:: What you should do ::
Your task is to give the data again, exactly, with every line intact.
+-------+
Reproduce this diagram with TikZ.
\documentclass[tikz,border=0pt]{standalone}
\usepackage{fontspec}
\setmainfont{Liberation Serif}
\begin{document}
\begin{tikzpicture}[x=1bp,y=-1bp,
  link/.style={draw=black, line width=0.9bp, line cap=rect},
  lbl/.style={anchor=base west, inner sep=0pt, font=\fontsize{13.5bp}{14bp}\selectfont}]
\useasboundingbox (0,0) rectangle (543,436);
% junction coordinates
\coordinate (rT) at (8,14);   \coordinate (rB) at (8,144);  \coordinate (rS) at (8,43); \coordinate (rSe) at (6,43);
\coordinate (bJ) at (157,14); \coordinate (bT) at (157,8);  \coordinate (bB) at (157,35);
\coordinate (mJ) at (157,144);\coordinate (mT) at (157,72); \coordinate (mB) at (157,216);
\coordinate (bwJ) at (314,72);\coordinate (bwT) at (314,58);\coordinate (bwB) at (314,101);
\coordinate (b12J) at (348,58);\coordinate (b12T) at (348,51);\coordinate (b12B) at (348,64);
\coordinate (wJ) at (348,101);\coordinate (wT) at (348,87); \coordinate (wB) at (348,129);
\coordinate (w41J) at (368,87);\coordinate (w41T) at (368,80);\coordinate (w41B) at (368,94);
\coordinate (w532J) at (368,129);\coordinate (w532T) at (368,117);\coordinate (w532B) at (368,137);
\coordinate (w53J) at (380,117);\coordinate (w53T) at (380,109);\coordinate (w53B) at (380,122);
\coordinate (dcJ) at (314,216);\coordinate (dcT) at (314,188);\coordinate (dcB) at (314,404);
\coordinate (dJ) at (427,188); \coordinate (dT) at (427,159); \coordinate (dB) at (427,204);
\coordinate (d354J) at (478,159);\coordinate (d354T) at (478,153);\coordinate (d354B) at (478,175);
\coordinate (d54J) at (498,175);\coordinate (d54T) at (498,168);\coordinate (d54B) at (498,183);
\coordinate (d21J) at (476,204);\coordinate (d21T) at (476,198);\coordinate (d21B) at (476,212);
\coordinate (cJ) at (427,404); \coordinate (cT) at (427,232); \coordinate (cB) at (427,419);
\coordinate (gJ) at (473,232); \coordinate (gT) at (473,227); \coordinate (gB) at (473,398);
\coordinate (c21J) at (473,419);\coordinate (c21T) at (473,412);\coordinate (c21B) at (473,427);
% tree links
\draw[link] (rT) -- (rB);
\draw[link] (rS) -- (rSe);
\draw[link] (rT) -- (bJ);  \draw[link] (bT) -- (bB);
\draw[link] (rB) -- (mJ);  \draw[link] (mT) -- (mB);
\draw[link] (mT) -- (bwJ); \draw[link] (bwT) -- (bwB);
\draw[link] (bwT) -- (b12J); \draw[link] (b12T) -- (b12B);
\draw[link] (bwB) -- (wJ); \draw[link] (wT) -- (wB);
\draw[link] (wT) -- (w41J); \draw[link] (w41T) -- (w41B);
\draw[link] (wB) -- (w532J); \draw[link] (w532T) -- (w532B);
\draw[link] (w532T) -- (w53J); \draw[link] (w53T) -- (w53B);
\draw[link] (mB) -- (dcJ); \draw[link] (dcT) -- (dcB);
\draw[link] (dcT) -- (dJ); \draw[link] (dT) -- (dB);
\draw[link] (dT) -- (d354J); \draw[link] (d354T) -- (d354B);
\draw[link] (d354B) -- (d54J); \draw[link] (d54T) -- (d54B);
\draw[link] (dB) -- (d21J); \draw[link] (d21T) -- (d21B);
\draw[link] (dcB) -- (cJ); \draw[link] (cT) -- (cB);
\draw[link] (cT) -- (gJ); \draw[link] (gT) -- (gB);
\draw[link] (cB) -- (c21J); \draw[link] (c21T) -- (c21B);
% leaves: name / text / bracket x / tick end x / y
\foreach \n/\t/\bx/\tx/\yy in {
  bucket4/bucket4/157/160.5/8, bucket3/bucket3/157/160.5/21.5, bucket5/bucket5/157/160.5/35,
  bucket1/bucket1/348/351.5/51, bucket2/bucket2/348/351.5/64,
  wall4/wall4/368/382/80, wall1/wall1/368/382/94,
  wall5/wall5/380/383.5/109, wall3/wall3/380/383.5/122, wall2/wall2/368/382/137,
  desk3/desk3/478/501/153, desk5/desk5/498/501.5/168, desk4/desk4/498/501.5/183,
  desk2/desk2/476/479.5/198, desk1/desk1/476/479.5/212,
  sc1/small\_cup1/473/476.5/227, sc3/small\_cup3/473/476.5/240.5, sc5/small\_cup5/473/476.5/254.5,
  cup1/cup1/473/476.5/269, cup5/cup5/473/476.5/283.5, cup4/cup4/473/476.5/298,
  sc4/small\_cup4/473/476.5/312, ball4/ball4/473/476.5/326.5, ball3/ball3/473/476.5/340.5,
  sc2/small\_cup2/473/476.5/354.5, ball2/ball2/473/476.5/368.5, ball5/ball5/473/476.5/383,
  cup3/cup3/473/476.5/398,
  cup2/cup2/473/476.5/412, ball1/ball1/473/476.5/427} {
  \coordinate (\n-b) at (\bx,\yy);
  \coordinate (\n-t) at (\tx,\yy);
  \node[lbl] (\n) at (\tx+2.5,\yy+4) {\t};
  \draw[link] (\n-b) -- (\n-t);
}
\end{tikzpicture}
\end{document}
+-------+
:: Output ::
Reproduce this diagram with TikZ.
\documentclass[tikz,border=0pt]{standalone}
\usepackage{fontspec}
\setmainfont{Liberation Serif}
\begin{document}
\begin{tikzpicture}[x=1bp,y=-1bp,
  link/.style={draw=black, line width=0.9bp, line cap=rect},
  lbl/.style={anchor=base west, inner sep=0pt, font=\fontsize{13.5bp}{14bp}\selectfont}]
\useasboundingbox (0,0) rectangle (543,436);
% junction coordinates
\coordinate (rT) at (8,14);   \coordinate (rB) at (8,144);  \coordinate (rS) at (8,43); \coordinate (rSe) at (6,43);
\coordinate (bJ) at (157,14); \coordinate (bT) at (157,8);  \coordinate (bB) at (157,35);
\coordinate (mJ) at (157,144);\coordinate (mT) at (157,72); \coordinate (mB) at (157,216);
\coordinate (bwJ) at (314,72);\coordinate (bwT) at (314,58);\coordinate (bwB) at (314,101);
\coordinate (b12J) at (348,58);\coordinate (b12T) at (348,51);\coordinate (b12B) at (348,64);
\coordinate (wJ) at (348,101);\coordinate (wT) at (348,87); \coordinate (wB) at (348,129);
\coordinate (w41J) at (368,87);\coordinate (w41T) at (368,80);\coordinate (w41B) at (368,94);
\coordinate (w532J) at (368,129);\coordinate (w532T) at (368,117);\coordinate (w532B) at (368,137);
\coordinate (w53J) at (380,117);\coordinate (w53T) at (380,109);\coordinate (w53B) at (380,122);
\coordinate (dcJ) at (314,216);\coordinate (dcT) at (314,188);\coordinate (dcB) at (314,404);
\coordinate (dJ) at (427,188); \coordinate (dT) at (427,159); \coordinate (dB) at (427,204);
\coordinate (d354J) at (478,159);\coordinate (d354T) at (478,153);\coordinate (d354B) at (478,175);
\coordinate (d54J) at (498,175);\coordinate (d54T) at (498,168);\coordinate (d54B) at (498,183);
\coordinate (d21J) at (476,204);\coordinate (d21T) at (476,198);\coordinate (d21B) at (476,212);
\coordinate (cJ) at (427,404); \coordinate (cT) at (427,232); \coordinate (cB) at (427,419);
\coordinate (gJ) at (473,232); \coordinate (gT) at (473,227); \coordinate (gB) at (473,398);
\coordinate (c21J) at (473,419);\coordinate (c21T) at (473,412);\coordinate (c21B) at (473,427);
% tree links
\draw[link] (rT) -- (rB);
\draw[link] (rS) -- (rSe);
\draw[link] (rT) -- (bJ);  \draw[link] (bT) -- (bB);
\draw[link] (rB) -- (mJ);  \draw[link] (mT) -- (mB);
\draw[link] (mT) -- (bwJ); \draw[link] (bwT) -- (bwB);
\draw[link] (bwT) -- (b12J); \draw[link] (b12T) -- (b12B);
\draw[link] (bwB) -- (wJ); \draw[link] (wT) -- (wB);
\draw[link] (wT) -- (w41J); \draw[link] (w41T) -- (w41B);
\draw[link] (wB) -- (w532J); \draw[link] (w532T) -- (w532B);
\draw[link] (w532T) -- (w53J); \draw[link] (w53T) -- (w53B);
\draw[link] (mB) -- (dcJ); \draw[link] (dcT) -- (dcB);
\draw[link] (dcT) -- (dJ); \draw[link] (dT) -- (dB);
\draw[link] (dT) -- (d354J); \draw[link] (d354T) -- (d354B);
\draw[link] (d354B) -- (d54J); \draw[link] (d54T) -- (d54B);
\draw[link] (dB) -- (d21J); \draw[link] (d21T) -- (d21B);
\draw[link] (dcB) -- (cJ); \draw[link] (cT) -- (cB);
\draw[link] (cT) -- (gJ); \draw[link] (gT) -- (gB);
\draw[link] (cB) -- (c21J); \draw[link] (c21T) -- (c21B);
% leaves: name / text / bracket x / tick end x / y
\foreach \n/\t/\bx/\tx/\yy in {
  bucket4/bucket4/157/160.5/8, bucket3/bucket3/157/160.5/21.5, bucket5/bucket5/157/160.5/35,
  bucket1/bucket1/348/351.5/51, bucket2/bucket2/348/351.5/64,
  wall4/wall4/368/382/80, wall1/wall1/368/382/94,
  wall5/wall5/380/383.5/109, wall3/wall3/380/383.5/122, wall2/wall2/368/382/137,
  desk3/desk3/478/501/153, desk5/desk5/498/501.5/168, desk4/desk4/498/501.5/183,
  desk2/desk2/476/479.5/198, desk1/desk1/476/479.5/212,
  sc1/small\_cup1/473/476.5/227, sc3/small\_cup3/473/476.5/240.5, sc5/small\_cup5/473/476.5/254.5,
  cup1/cup1/473/476.5/269, cup5/cup5/473/476.5/283.5, cup4/cup4/473/476.5/298,
  sc4/small\_cup4/473/476.5/312, ball4/ball4/473/476.5/326.5, ball3/ball3/473/476.5/340.5,
  sc2/small\_cup2/473/476.5/354.5, ball2/ball2/473/476.5/368.5, ball5/ball5/473/476.5/383,
  cup3/cup3/473/476.5/398,
  cup2/cup2/473/476.5/412, ball1/ball1/473/476.5/427} {
  \coordinate (\n-b) at (\bx,\yy);
  \coordinate (\n-t) at (\tx,\yy);
  \node[lbl] (\n) at (\tx+2.5,\yy+4) {\t};
  \draw[link] (\n-b) -- (\n-t);
}
\end{tikzpicture}
\end{document}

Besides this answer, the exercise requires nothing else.